1. "Once a traffic stop is made, the detention 'must be temporary and last no longer than is necessary to effectuate the purpose of the stop.'" State v. Lopez, 873 P.2d 1127, 1132 (Utah 1994) (citation omitted). Moreover, "[i]nvestigative questioning that further detains the driver must be supported by reasonable suspicion of more serious criminal activity . . . based on specific, articulable facts drawn from the totality of the circumstances facing the officer at the time of the stop." Id. (emphasis added).

2. Trujillo also contends that the trial court erred by concluding that Jensen had reasonable suspicion to investigate further because suspicion of "more serious criminal activity is required, and [Jensen] simply did not meet that standard." Since we reverse on the first issue, we need not reach this issue.

3. A determination of reasonable articulable suspicion is one such conclusion of law. See State v. Humphrey, 937 P.2d 137, 140 (Utah Ct. App. 1997).

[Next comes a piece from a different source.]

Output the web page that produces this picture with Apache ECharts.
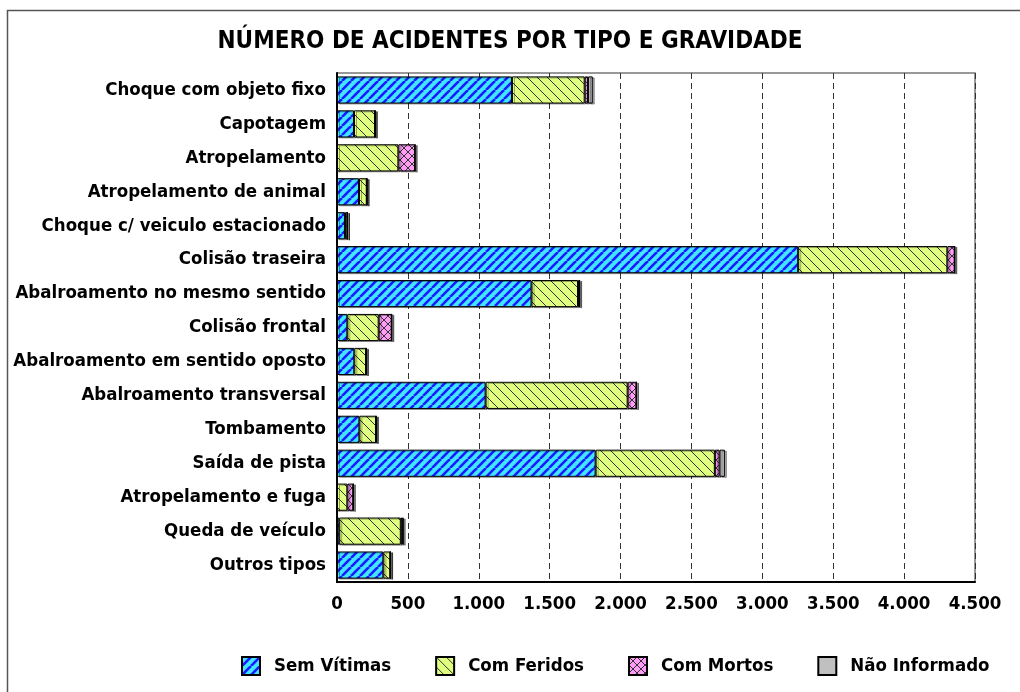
<!DOCTYPE html>
<html>
<head>
<meta charset="utf-8">
<script src="https://cdn.jsdelivr.net/npm/echarts@6/dist/echarts.min.js"></script>
<style>
  html, body { margin: 0; padding: 0; background: #fff; }
  #chart { width: 1020px; height: 692px; }
</style>
</head>
<body>
<div id="chart"></div>
<script>
// categorias (de cima para baixo)
const tipos = [
  'Choque com objeto fixo', 'Capotagem', 'Atropelamento', 'Atropelamento de animal',
  'Choque c/ veiculo estacionado', 'Colisão traseira', 'Abalroamento no mesmo sentido',
  'Colisão frontal', 'Abalroamento em sentido oposto', 'Abalroamento transversal',
  'Tombamento', 'Saída de pista', 'Atropelamento e fuga', 'Queda de veículo', 'Outros tipos'
];
const semVitimas   = [1234, 120, 0, 155, 56, 3253, 1372, 73, 122, 1048, 158, 1824, 0, 16, 327];
const comFeridos   = [513, 148, 433, 55, 17, 1052, 328, 221, 83, 1002, 117, 841, 73, 434, 49];
const comMortos    = [24, 0, 118, 0, 0, 52, 11, 92, 0, 62, 0, 33, 42, 14, 0];
const naoInformado = [33, 4, 0, 4, 2, 0, 0, 0, 4, 0, 4, 38, 0, 4, 4];
const xTicks = [0, 500, 1000, 1500, 2000, 2500, 3000, 3500, 4000, 4500];

// escolhe uma fonte condensada instalada, se houver
const measure = document.createElement('canvas').getContext('2d');
function textWidth(family, size, txt) {
  measure.font = 'bold ' + size + 'px ' + family;
  return measure.measureText(txt).width;
}
function pickFont() {
  const probe = 'Choque com objeto fixo WWmm';
  const base = textWidth('monospace', 40, probe);
  const cands = ['"Liberation Sans Narrow"', '"Arial Narrow"', '"DejaVu Sans Condensed"', '"Roboto Condensed"'];
  for (const f of cands) {
    if (Math.abs(textWidth(f + ', monospace', 40, probe) - base) > 1) return f;
  }
  return '"Liberation Sans"';
}
const FONT = pickFont();
// tamanho ajustado à largura do texto no original
function fitSize(txt, target) {
  const w = textWidth(FONT, 100, txt);
  return Math.round(100 * target / w * 2) / 2;
}
const titleSize = fitSize('NÚMERO DE ACIDENTES POR TIPO E GRAVIDADE', 590);
const labelSize = fitSize('Abalroamento no mesmo sentido', 309);
const legendSize = fitSize('Não Informado', 141);

// padrões de preenchimento
function makePattern(size, bg, draw) {
  const c = document.createElement('canvas');
  c.width = size; c.height = size;
  const ctx = c.getContext('2d');
  ctx.fillStyle = bg;
  ctx.fillRect(0, 0, size, size);
  draw(ctx, size);
  return c;
}
const patSem = makePattern(9, '#40e6ff', (ctx, s) => {
  ctx.strokeStyle = '#1a1aff';
  ctx.lineWidth = 2.6;
  for (let k = -1; k <= 1; k++) {
    ctx.beginPath();
    ctx.moveTo(k * s, s); ctx.lineTo(k * s + s, 0);
    ctx.stroke();
  }
});
const patFer = makePattern(10, '#e0ff80', (ctx, s) => {
  ctx.strokeStyle = '#333';
  ctx.lineWidth = 1;
  for (let k = -1; k <= 1; k++) {
    ctx.beginPath();
    ctx.moveTo(k * s, 0); ctx.lineTo(k * s + s, s);
    ctx.stroke();
  }
});
const patMor = makePattern(8, '#ff9cf5', (ctx, s) => {
  ctx.strokeStyle = '#333';
  ctx.lineWidth = 1;
  for (let k = -1; k <= 1; k++) {
    ctx.beginPath();
    ctx.moveTo(k * s, 0); ctx.lineTo(k * s + s, s);
    ctx.moveTo(k * s, s); ctx.lineTo(k * s + s, 0);
    ctx.stroke();
  }
});

function serie(name, data, fill) {
  return {
    name: name,
    type: 'bar',
    stack: 'total',
    data: data,
    barCategoryGap: '20%',
    itemStyle: {
      color: fill,
      borderColor: '#000',
      borderWidth: 1,
      shadowColor: 'rgba(0,0,0,0.35)',
      shadowOffsetX: 2,
      shadowOffsetY: 1
    },
    emphasis: { disabled: true }
  };
}

const chart = echarts.init(document.getElementById('chart'));
chart.setOption({
  animation: false,
  backgroundColor: '#fff',
  title: {
    text: 'NÚMERO DE ACIDENTES POR TIPO E GRAVIDADE',
    left: 'center',
    top: 25,
    textStyle: { fontFamily: FONT, fontSize: titleSize, fontWeight: 'bold', color: '#000' }
  },
  graphic: [{
    type: 'rect',
    shape: { x: 7.5, y: 10.5, width: 1100, height: 800 },
    style: { fill: 'none', stroke: '#555', lineWidth: 1.5 },
    silent: true
  }, {
    type: 'rect',
    shape: { x: 337, y: 73, width: 638, height: 509 },
    style: { fill: 'none', stroke: '#777', lineWidth: 1.5 },
    silent: true,
    z: -1
  }],
  legend: {
    left: 236,
    top: 651,
    itemWidth: 18,
    itemHeight: 18,
    itemGap: 44,
    icon: 'rect',
    textStyle: { fontFamily: FONT, fontSize: legendSize, fontWeight: 'bold', color: '#000', padding: [0, 0, 0, 9] },
    data: ['Sem Vítimas', 'Com Feridos', 'Com Mortos', 'Não Informado']
  },
  grid: { left: 337, right: 45, top: 73, bottom: 110 },
  xAxis: {
    type: 'value',
    min: xTicks[0],
    max: xTicks[xTicks.length - 1],
    interval: 500,
    axisLine: { show: true, lineStyle: { color: '#000', width: 2 } },
    axisTick: { show: false },
    axisLabel: {
      margin: 13,
      fontFamily: FONT, fontSize: labelSize, fontWeight: 'bold', color: '#000',
      formatter: v => v.toLocaleString('de-DE')
    },
    splitLine: { show: true, lineStyle: { color: '#333', type: [6, 4], width: 1 } }
  },
  yAxis: {
    type: 'category',
    inverse: true,
    data: tipos,
    axisLine: { show: true, lineStyle: { color: '#000', width: 2 } },
    axisTick: { show: false },
    axisLabel: {
      margin: 11,
      fontFamily: FONT, fontSize: labelSize, fontWeight: 'bold', color: '#000'
    }
  },
  series: [
    serie('Sem Vítimas', semVitimas, { image: patSem, repeat: 'repeat' }),
    serie('Com Feridos', comFeridos, { image: patFer, repeat: 'repeat' }),
    serie('Com Mortos', comMortos, { image: patMor, repeat: 'repeat' }),
    serie('Não Informado', naoInformado, '#c0c0c0')
  ]
});
</script>
</body>
</html>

4. Though the trial court did not enter written findings or conclusions, we may review the transcript of the trial court's oral findings and conclusions. See State v. Hodges, 798 P.2d 270, 274 (Utah Ct. App. 1990) ("A complete trial court record and transcript can suffice in lieu of written findings.").

5. Jensen testified that before Trujillo exited the vehicle, Jensen could not determine the source of the alcoholic odor.